MURO
A doceira, que tinha a banca debaixo do olmo, bem lhe gritou:
- Olhe que o estandarte não passa!
Acontecimentos destes não passam tão depressa, ainda mais festa, pessoal de fora. Tanto trabalho, para acontecer aquilo.
Contente, estava o Feliciano da Ana.
Desde o ano passado que o sacristão lhe tinha prometido o estandarte na festa. Mas, na última da hora…
“- Que a Tia Maria das Dores tinha prometido pelo filho…”
“- Que trazia coisa ruim por dentro e que se curou…”
“- Que tinha feito a promessa em frente do altar da Nossa Senhora de Fátima e tinha que a cumprir…”
Bem lhe custou, mas não tinha promessa para cumprir; as promessas eram sagradas. Ele só queria fazer ver, e mais à Otília, que já andava de olho nela há muito tempo. Mas pronto, roído de inveja, teve que se render. Agora, isto não lhe podia ter calhado melhor.
- Eu bem avisei, ele não tem pulso para o estandarte.
“- Mas que sim! Que tinha!”
Aí está a prova!
Foi a procissão toda a remoer naquilo.
A conversa manteve o tom, que fica mal numa procissão.
“- Deviam ter arranjado alguém com mais cuidado; a mãe que não prometesse; mas deixar cair o estandarte, não havia memória, quem ficava mal era a terra”.
O Feliciano envenenava cada conversa que ouvia. “- Bem tinha avisado, que até lhe parecia que o Jeremias tinha algum defeito… Não segurar o mastro!...”
O Jeremias ficou a ver a procissão seguir, e a ouvir aqui e ali.
- O que te aconteceu?
- Não vi a corda!
A remoer na conversa do Feliciano, chegou a casa. Ao empurrar a porta, ouviu:
- Oh comadre! Oh comadre! Eu prometi à Nossa Senhora, que nos ajudou, e agora esta desgraça; promessa não cumprida é mau sinal.

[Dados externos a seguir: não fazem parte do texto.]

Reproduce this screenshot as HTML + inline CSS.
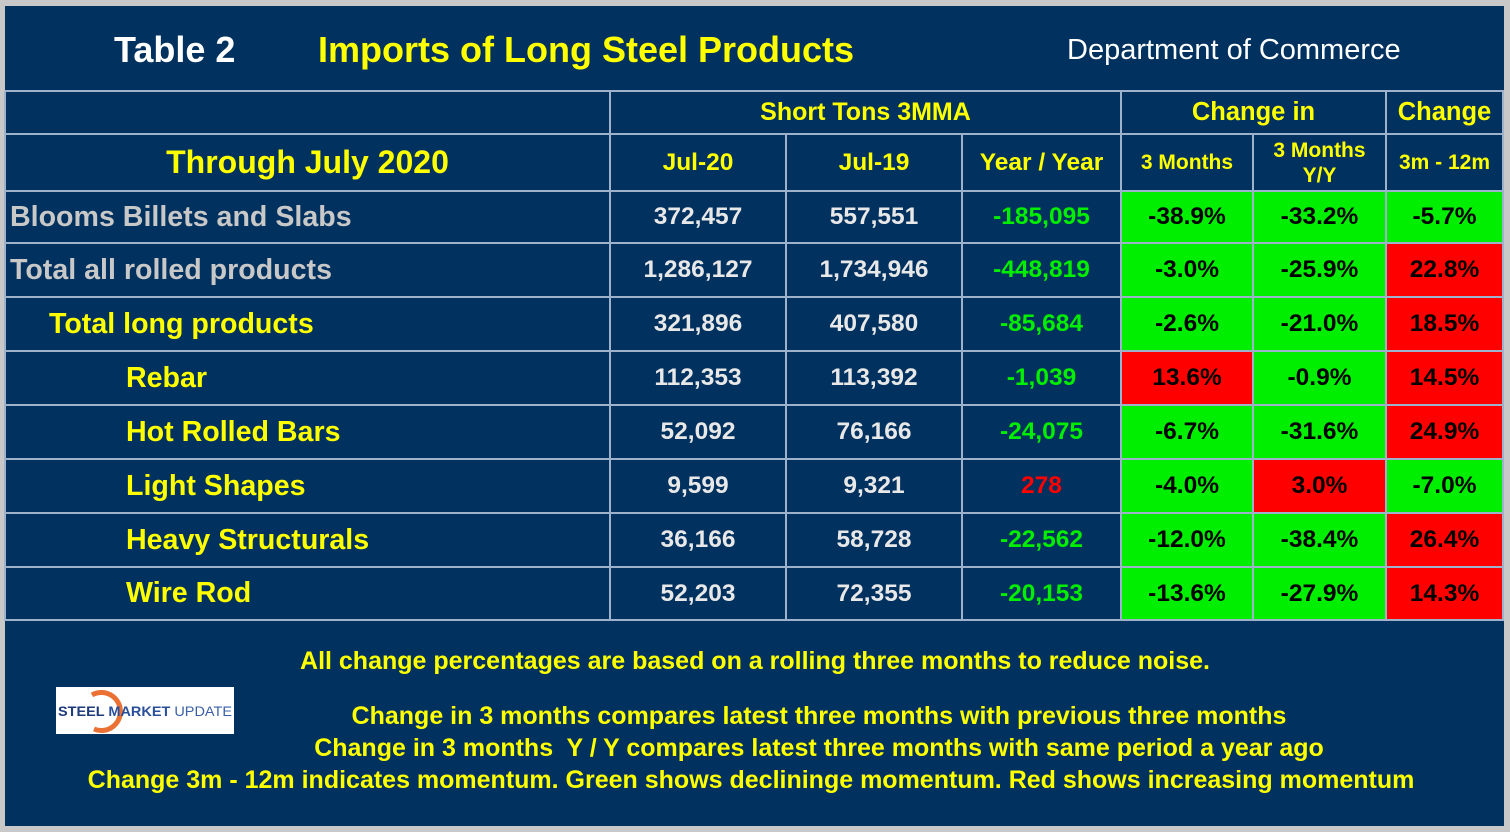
<!DOCTYPE html>
<html><head><meta charset="utf-8"><style>
body{margin:0;width:1510px;height:832px;background:#c8c8c8;overflow:hidden;font-family:"Liberation Sans",Arial,sans-serif;font-weight:bold}
#frame{position:absolute;left:5px;top:6px;width:1499px;height:820px;background:#00315f}
.t{position:absolute;white-space:nowrap}
.hl{position:absolute;height:2px;background:#9fb2cc}
.vl{position:absolute;width:2px;background:#9fb2cc}
.c{position:absolute;display:flex;align-items:center;justify-content:center;font-size:24.5px;color:#e8e8e8}
.lab{position:absolute;display:flex;align-items:center;font-size:28.6px}
</style></head><body>
<div id="frame"></div>
<div class="t" style="left:114px;top:29px;font-size:36px;color:#fff">Table 2</div>
<div class="t" style="left:318px;top:29px;font-size:36px;color:#ffff00">Imports of Long Steel Products</div>
<div class="t" style="left:1067px;top:34px;font-size:29px;font-weight:normal;color:#fff">Department of Commerce</div>
<div id="grid"></div>
<div class="t" style="left:0;width:1510px;text-align:center;top:647px;font-size:25px;color:#ffff00">All change percentages are based on a rolling three months to reduce noise.</div>
<div style="position:absolute;left:56px;top:687px;width:178px;height:47px;background:#fff;overflow:hidden">
<svg width="178" height="47"><path d="M44 8 A19 19 0 1 1 46 42" fill="none" stroke="#e8601e" stroke-width="5" opacity="0.9" transform="translate(-8,0)"/><text x="2" y="29" font-family="Liberation Sans" font-weight="bold" font-size="14" fill="#1d3a7a" textLength="174" lengthAdjust="spacingAndGlyphs">STEEL <tspan fill="#2a4f9a">MARKET</tspan> <tspan font-weight="normal" fill="#3a5fa8">UPDATE</tspan></text></svg></div>
<div class="t" style="left:0;width:1638px;text-align:center;top:702px;font-size:25px;color:#ffff00">Change in 3 months compares latest three months with previous three months</div>
<div class="t" style="left:0;width:1638px;text-align:center;top:734px;font-size:25px;color:#ffff00">Change in 3 months&nbsp; Y / Y compares latest three months with same period a year ago</div>
<div class="t" style="left:0;width:1502px;text-align:center;top:766px;font-size:25px;color:#ffff00">Change 3m - 12m indicates momentum. Green shows declininge momentum. Red shows increasing momentum</div>
<script>
const labels=["Blooms Billets and Slabs","Total all rolled products","Total long products","Rebar","Hot Rolled Bars","Light Shapes","Heavy Structurals","Wire Rod"];
const jul20=["372,457","1,286,127","321,896","112,353","52,092","9,599","36,166","52,203"];
const jul19=["557,551","1,734,946","407,580","113,392","76,166","9,321","58,728","72,355"];
const yoy=["-185,095","-448,819","-85,684","-1,039","-24,075","278","-22,562","-20,153"];
const ch3=["-38.9%","-3.0%","-2.6%","13.6%","-6.7%","-4.0%","-12.0%","-13.6%"];
const ch3yy=["-33.2%","-25.9%","-21.0%","-0.9%","-31.6%","3.0%","-38.4%","-27.9%"];
const mom=["-5.7%","22.8%","18.5%","14.5%","24.9%","-7.0%","26.4%","14.3%"];
const g=document.getElementById('grid');
const xs=[5,610,786,962,1121,1253,1386,1503];
const rowY=[191,243,297,351,405,459,513,567,620];
function add(cls,style,txt,name){const d=document.createElement('div');d.className=cls;d.style.cssText=style;if(txt!==undefined)d.textContent=txt;


g.appendChild(d);return d;}
function col(v){return v.startsWith('-')?'#00ee00':'#ff0000';}
labels.forEach((l,i)=>{const y=rowY[i],h=rowY[i+1]-y;
 const ind=i<2?10:(i==2?49:126);const lc=i<2?'#c8c8c8':'#ffff00';
 add('lab',`left:${ind}px;top:${y}px;height:${h}px;color:${lc}`,l,'row-label');
 add('c',`left:610px;width:176px;top:${y}px;height:${h}px`,jul20[i],'jul20-value');
 add('c',`left:786px;width:176px;top:${y}px;height:${h}px`,jul19[i],'jul19-value');
 add('c',`left:962px;width:159px;top:${y}px;height:${h}px;color:${yoy[i].startsWith('-')?'#00ee00':'#ff0000'}`,yoy[i],'yoy-value');
 [[ch3,4],[ch3yy,5],[mom,6]].forEach(([a,k])=>{add('c',`left:${xs[k]}px;width:${xs[k+1]-xs[k]}px;top:${y}px;height:${h}px;background:${col(a[i])};color:#000`,a[i],'change-cell');});
});
// lines
[91,134].concat(rowY).forEach(y=>add('hl',`left:5px;width:1499px;top:${y-1}px`,undefined,'grid-line'));
[610,1121,1386,1503].forEach(x=>add('vl',`left:${x-1}px;top:91px;height:530px`,undefined,'grid-line'));
[786,962,1253].forEach(x=>add('vl',`left:${x-1}px;top:134px;height:487px`,undefined,'grid-line'));
add('vl','left:4px;top:91px;height:530px',undefined,'grid-line');
// headers
add('c','left:610px;width:511px;top:91px;height:43px;color:#ffff00;font-size:25px','Short Tons 3MMA','header-short-tons');
add('c','left:1121px;width:265px;top:91px;height:43px;color:#ffff00;font-size:25.5px','Change in','header-change-in');
add('c','left:1386px;width:117px;top:91px;height:43px;color:#ffff00;font-size:25.5px','Change','header-change');
add('c','left:5px;width:605px;top:134px;height:57px;color:#ffff00;font-size:32px','Through July 2020','header-through');
add('c','left:610px;width:176px;top:134px;height:57px;color:#ffff00','Jul-20','header-jul20');
add('c','left:786px;width:176px;top:134px;height:57px;color:#ffff00','Jul-19','header-jul19');
add('c','left:962px;width:159px;top:134px;height:57px;color:#ffff00','Year / Year','header-yoy');
add('c','left:1121px;width:132px;top:134px;height:57px;color:#ffff00;font-size:21px','3 Months','header-3m');
const d=add('c','left:1253px;width:133px;top:134px;height:57px;color:#ffff00;font-size:21px;line-height:25px;text-align:center','','header-3m-yy');d.innerHTML='3 Months<br>Y/Y';
add('c','left:1386px;width:117px;top:134px;height:57px;color:#ffff00;font-size:21px','3m - 12m','header-3m-12m');
</script>
</body></html>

A comadre concordava, as promessas eram sagradas e para cumprir. E não conseguir levantar o estandarte, e o povo todo a falar…
- Como posso pedir a Deus para nos ajudar?
E chorava.
Já não entrou. Pela frincha da porta viu a cara da mãe. Não era mesma! Onde ele sempre viu alegria, decisão, coragem, certeza, perfeição, via agora desgosto, pranto, descrença, amargura e muita tristeza. E a culpa era dele.
Eram cinco irmãos, ele o mais velho. O pai tinha morrido no inverno passado, e, logo à morte do pai, adoeceu ele. Três meses de cama, despachado do médico. A mãe nunca desistiu à sua cabeceira, era sempre alegria, crença, coragem, decisão. Prometeu, e ele não cumpriu, nem uma pequena parte.
Ficou atordoado com a visão, um turbilhão de coisas passou pela ideia, ficou como que paralisado, não se conseguia mexer, estava adormecido. Começou a subir-lhe pelo corpo acima uma profunda tristeza e uma grande desilusão, nunca se tinha sentido assim. Onde só via alegria e perfeição, agora via miséria e desonra.
Virou costas e começou a andar sem destino, os passos levaram-no para fora do povo. Era já noite, o caminho era só fragas. Subiu para cima de uma espécie de muro, olhou para baixo. Era fundo e as fragas esperavam aguçadas.
A última visão foi o rosto da mãe que viu pela frincha da porta.
Deixou-se cair no vácuo, enquanto uma lágrima lhe molhava o lábio. Ainda sentiu o sabor, era salgada.
- Que desgraça! O homem e agora o filho.
- Onde foi?
- Foi ali para baixo, naquela espécie de muro que tem uma ribanceira por baixo.